The constant intervention of Chinese Ambassador Zhang Xiao in the Kazakh government efforts to combat the spread of coronavirus, and his harsh remarks and disrespectful speeches when meeting with the Kazakh press, could be the basis for sending a note of protest to the Ministry of Foreign Affairs of the People’s Republic of China. I sent a letter about these incidents to Kazakh President Kassym-Jomart Tokaev and other authorities. The letter stated that the Chinese ambassador should be expelled from Kazakhstan. In response, the Kazakh Foreign Ministry said that this case is under investigation.

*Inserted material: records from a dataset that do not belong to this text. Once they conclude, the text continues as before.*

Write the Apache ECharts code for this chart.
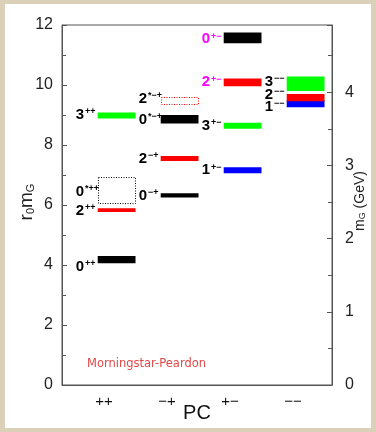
<!DOCTYPE html>
<html lang="en">
<head>
<meta charset="UTF-8">
<title>Glueball spectrum</title>
<script src="https://cdn.jsdelivr.net/npm/echarts@6.0.0/dist/echarts.min.js"></script>
<style>
  html, body { margin: 0; padding: 0; background: #dbd1b8; }
  #main { width: 376px; height: 432px; }
</style>
</head>
<body>
<div id="main"></div>
<script>
// PC sectors along the bottom
var pcLabels = ['++', '\u2212+', '+\u2212', '\u2212\u2212'];

// glueball states (r0 mG: centre and half-height of each bar)
var stateSpin   = ['0', '2', '0', '3', '0', '2', '0', '2', '1', '3', '2', '0', '3', '1', '2'];
var stateSup    = ['++', '++', '*++', '++', '\u2212+', '\u2212+', '*\u2212+', '*\u2212+',
                   '+\u2212', '+\u2212', '+\u2212', '+\u2212', '\u2212\u2212', '\u2212\u2212', '\u2212\u2212'];
var stateCol    = [0, 0, 0, 0, 1, 1, 1, 1, 2, 2, 2, 2, 3, 3, 3];
var stateMass   = [4.18, 5.83, 6.48, 8.98, 6.32, 7.55, 8.86, 9.49, 7.16, 8.64, 10.09, 11.57, 10.04, 9.38, 9.58];
var stateErr    = [0.12, 0.06, 0.44, 0.10, 0.07, 0.08, 0.14, 0.12, 0.10, 0.10, 0.13, 0.18, 0.24, 0.12, 0.12];
var labelMass   = [3.94, 5.80, 6.45, 9.02, 6.32, 7.55, 8.84, 9.54, 7.16, 8.64, 10.09, 11.53, 10.11, 9.28, 9.67];
var stateColor  = ['#000', '#f00', '#000', '#0f0', '#000', '#f00', '#000', '#f00',
                   '#00f', '#0f0', '#f00', '#000', '#0f0', '#00f', '#f00'];
var stateDotted = [false, false, true, false, false, false, false, true,
                   false, false, false, false, false, false, false];
var labelColor  = ['#000', '#000', '#000', '#000', '#000', '#000', '#000', '#000',
                   '#000', '#000', '#f0f', '#f0f', '#000', '#000', '#000'];

var r0GeV = 0.41;   // GeV per unit of r0 mG
var yMax = 12;

var BAR_OFF = 0.2, BAR_HALF = 0.3, LABEL_GAP = 0.35;
var FONT = '"Liberation Sans", Arial, sans-serif';

var chart = echarts.init(document.getElementById('main'));

var data = stateCol.map(function (c, i) {
    return [c, stateMass[i], stateErr[i]];
});

var tickStyle = { color: '#555', width: 1 };

var option = {
    backgroundColor: '#dbd1b8',
    animation: false,
    graphic: [
        { type: 'rect', left: 5, top: 4, z: -10, shape: { width: 366, height: 424 }, style: { fill: '#fff' } },
        { type: 'text', left: 87, top: 358, style: { text: 'Morningstar-Peardon', fill: '#e04848', font: '11.5px "DejaVu Sans", sans-serif' } }
    ],
    grid: {
        left: 62, right: 44, top: 25, bottom: 47,
        show: true, borderColor: '#555', borderWidth: 1,
        containLabel: false, outerBoundsMode: 'none'
    },
    xAxis: {
        type: 'value', min: -0.667, max: 3.619,
        axisLine: { show: true, onZero: false, lineStyle: tickStyle },
        axisTick: { show: false },
        splitLine: { show: false },
        axisLabel: {
            customValues: [0, 1, 2, 3],
            formatter: function (v) { return pcLabels[Math.round(v)]; },
            fontSize: 15, color: '#111', fontFamily: FONT, margin: 9
        },
        name: 'PC', nameLocation: 'middle', nameGap: 18, nameMoveOverlap: false,
        nameTextStyle: { fontSize: 20, color: '#111', fontFamily: FONT }
    },
    yAxis: [{
        type: 'value', min: 0, max: yMax, interval: 2, position: 'left',
        axisLine: { show: true, onZero: false, lineStyle: tickStyle },
        axisTick: { inside: true, length: 5, lineStyle: tickStyle },
        minorTick: { show: true, splitNumber: 2, length: 4, lineStyle: tickStyle },
        splitLine: { show: false },
        axisLabel: { fontSize: 16, color: '#222', fontFamily: FONT, margin: 9 },
        name: '{t|r}{sub|0}{t|m}{sub|G}', nameLocation: 'middle', nameRotate: 90, nameGap: 26,
        nameMoveOverlap: false,
        nameTextStyle: {
            padding: [0, 0, 0, 6],
            rich: {
                t: { fontSize: 19, color: '#222', fontFamily: FONT },
                sub: { fontSize: 11, color: '#222', fontFamily: FONT, verticalAlign: 'bottom', padding: [6, 0, 0, 0] }
            }
        }
    }, {
        type: 'value', min: 0, max: yMax * r0GeV, interval: 1, position: 'right',
        axisLine: { show: true, onZero: false, lineStyle: tickStyle },
        axisTick: { inside: true, length: 5, lineStyle: tickStyle },
        minorTick: { show: true, splitNumber: 2, length: 4, lineStyle: tickStyle },
        splitLine: { show: false },
        axisLabel: { fontSize: 16, color: '#222', fontFamily: FONT, margin: 13, showMaxLabel: false },
        name: '{t|m}{sub|G}{t| (GeV)}', nameLocation: 'middle', nameRotate: 90, nameGap: 21,
        nameMoveOverlap: false,
        nameTextStyle: {
            padding: [0, 0, 0, 8],
            rich: {
                t: { fontSize: 14, color: '#222', fontFamily: FONT },
                sub: { fontSize: 9, color: '#222', fontFamily: FONT, verticalAlign: 'bottom', padding: [5, 0, 0, 0] }
            }
        }
    }],
    series: [{
        type: 'custom',
        coordinateSystem: 'cartesian2d',
        clip: false,
        data: data,
        renderItem: function (params, api) {
            var i = params.dataIndex;
            var c = api.value(0), m = api.value(1), e = api.value(2);
            var p0 = api.coord([c + BAR_OFF - BAR_HALF, m + e]);
            var p1 = api.coord([c + BAR_OFF + BAR_HALF, m - e]);
            var lp = api.coord([c + BAR_OFF - BAR_HALF - LABEL_GAP, labelMass[i]]);
            var bar;
            if (stateDotted[i]) {
                bar = {
                    type: 'rect',
                    shape: { x: Math.round(p0[0]) + 0.5, y: Math.round(p0[1]) + 0.5,
                             width: Math.round(p1[0] - p0[0]) - 1, height: Math.round(p1[1] - p0[1]) },
                    style: { fill: 'none', stroke: stateColor[i], lineWidth: 1, lineDash: [1, 1.5] }
                };
            } else {
                bar = {
                    type: 'rect',
                    shape: { x: p0[0], y: p0[1], width: p1[0] - p0[0], height: p1[1] - p0[1] },
                    style: { fill: stateColor[i] }
                };
            }
            var col = labelColor[i];
            var label = {
                type: 'text',
                x: lp[0], y: lp[1],
                style: {
                    text: '{d|' + stateSpin[i] + '}{s|' + stateSup[i] + '}',
                    align: 'left', verticalAlign: 'middle',
                    rich: {
                        d: { fontSize: 15, fontWeight: 'bold', fontFamily: FONT, fill: col, lineHeight: 15 },
                        s: { fontSize: 9, fontWeight: 'bold', fontFamily: FONT, fill: col, lineHeight: 9,
                             verticalAlign: 'top', padding: [0, 0, 0, 1] }
                    }
                }
            };
            return { type: 'group', children: [bar, label] };
        }
    }]
};

chart.setOption(option);
</script>
</body>
</html>
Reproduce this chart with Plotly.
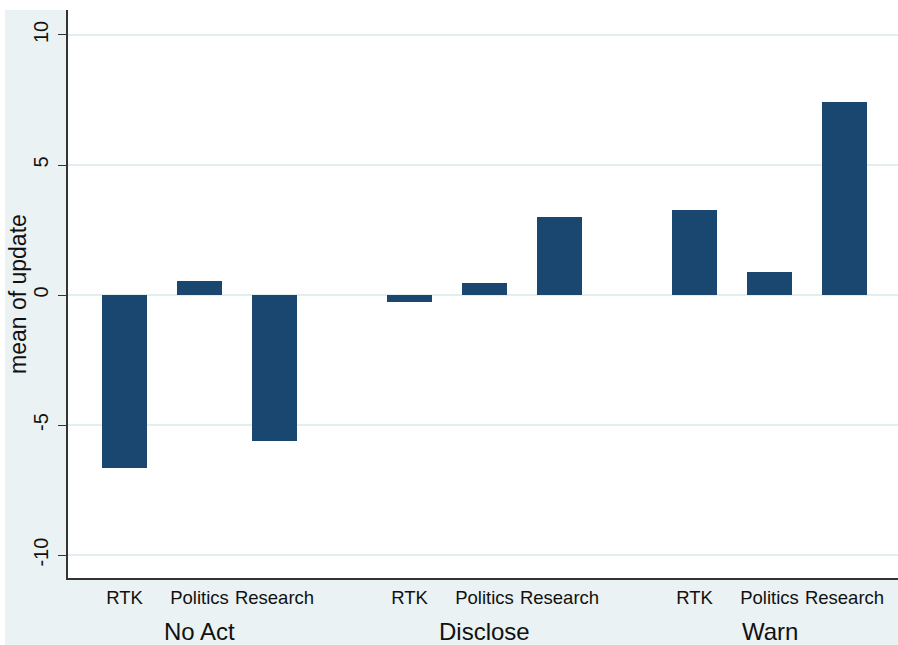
import plotly.graph_objects as go

groups = ["No Act", "Disclose", "Warn"]
items = ["RTK", "Politics", "Research"]
values = {
    "No Act": [-6.65, 0.55, -5.6],
    "Disclose": [-0.28, 0.45, 3.0],
    "Warn": [3.27, 0.88, 7.43],
}
y_ticks = [-10, -5, 0, 5, 10]

GROUP_STEP = 3.8  # in units of within-group spacing
BAR_COLOR = "#1a476f"
TINT = "#eaf2f3"
FONT = "Liberation Sans, Arial, Helvetica, sans-serif"

xs, ys, tickvals, ticktext, group_centers = [], [], [], [], []
for g, grp in enumerate(groups):
    for i, it in enumerate(items):
        pos = g * GROUP_STEP + i
        xs.append(pos)
        ys.append(values[grp][i])
        tickvals.append(pos)
        ticktext.append(it)
    group_centers.append(g * GROUP_STEP + 1)

fig = go.Figure()
fig.add_trace(go.Bar(x=xs, y=ys, width=0.6, marker=dict(color=BAR_COLOR, line=dict(width=0)),
                     showlegend=False, hoverinfo="skip"))

W, H = 898, 645
ml, mt, mb, mr = 68, 10, 67, 0
plot_w = W - ml - mr
x0 = -0.7533
x1 = x0 + plot_w / 75.0

fig.update_layout(
    width=W, height=H,
    margin=dict(l=ml, r=mr, t=mt, b=mb, pad=0),
    paper_bgcolor=TINT, plot_bgcolor="white",
    font=dict(family=FONT, color="#111111"),
    xaxis=dict(range=[x0, x1], tickvals=tickvals, ticktext=ticktext, ticks="",
               showgrid=False, zeroline=False, showline=True, linecolor="#333333", linewidth=1.5,
               tickfont=dict(size=18.5, family=FONT, color="#111111"), ticklabelstandoff=2),
    yaxis=dict(range=[-10.88, 10.96], tickvals=y_ticks, ticktext=[str(v) for v in y_ticks],
               ticks="outside", ticklen=8, tickwidth=1.2, tickcolor="#333333",
               tickangle=-90, showgrid=True, gridcolor="#e3eef0", gridwidth=1.5, zeroline=False,
               showline=True, linecolor="#333333", linewidth=1.5,
               tickfont=dict(size=20, family=FONT, color="#111111"), ticklabelstandoff=2),
    bargap=0,
)

annotations = [dict(text="mean of update", textangle=-90, xref="paper", yref="paper",
                    x=0, y=0.5, xshift=-50, xanchor="center", yanchor="middle", showarrow=False,
                    font=dict(size=23, family=FONT, color="#111111"))]
for gname, c in zip(groups, group_centers):
    annotations.append(dict(text=gname, xref="x", yref="paper", x=c, y=0, yshift=-53,
                            xanchor="center", yanchor="middle", showarrow=False,
                            font=dict(size=24, family=FONT, color="#111111")))
fig.update_layout(annotations=annotations)

plot_h = H - mt - mb
fig.update_layout(shapes=[
    dict(type="rect", xref="paper", yref="paper", x0=-ml / plot_w, x1=1.01,
         y0=1, y1=1 + mt / plot_h, fillcolor="white", line=dict(width=0), layer="below"),
    dict(type="rect", xref="paper", yref="paper", x0=-ml / plot_w, x1=(5 - ml) / plot_w,
         y0=-mb / plot_h, y1=1.05, fillcolor="white", line=dict(width=0), layer="below"),
])

fig.write_html("out.html", config={"displayModeBar": False},
               post_script="document.body.style.margin='0';document.body.style.padding='0';"
                           "document.body.style.overflow='hidden';")
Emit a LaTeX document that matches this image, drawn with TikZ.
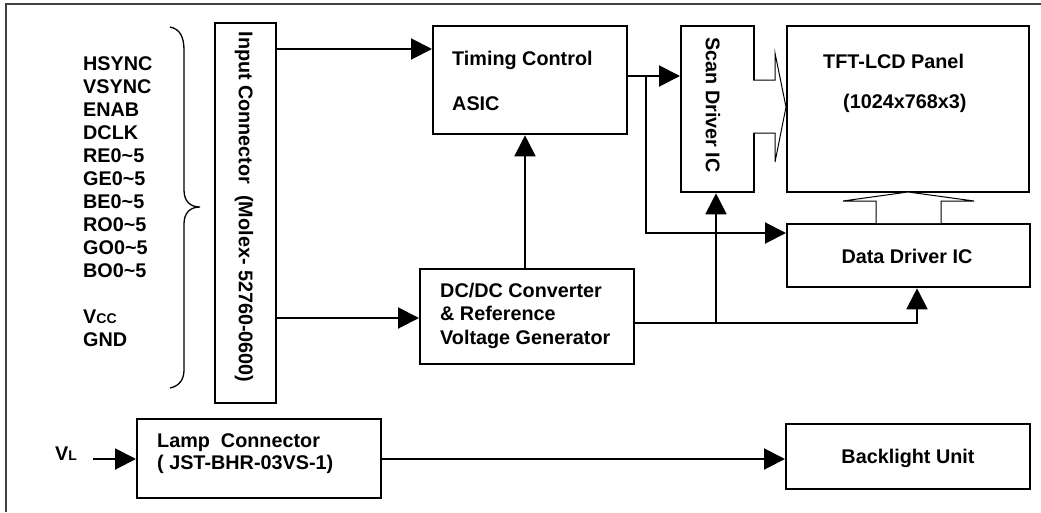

Despite all this, the CCP has not stopped spreading malicious information to Kazakhstan. Another slander is that, “A malignant virus was prepared in a laboratory in Almaty and delivered to Wuhan.” This fake news is now widely circulated. There are serious suspicions that the Chinese ambassador to Kazakhstan, Zhang Xiao, was personally involved in creating the false information that the malignant virus spread from a laboratory in Almaty, Kazakhstan.
Over the past ten years, we have observed at least 3–4 serious incidents that deliberately damaged the state interests of Kazakhstan, which would have been the basis for the submission of notes of protest. Before the last territorial claims made a protest unavoidable, the Ministry of Foreign Affairs of the Republic of Kazakhstan did not take timely action against any of them. Many questions, no answers.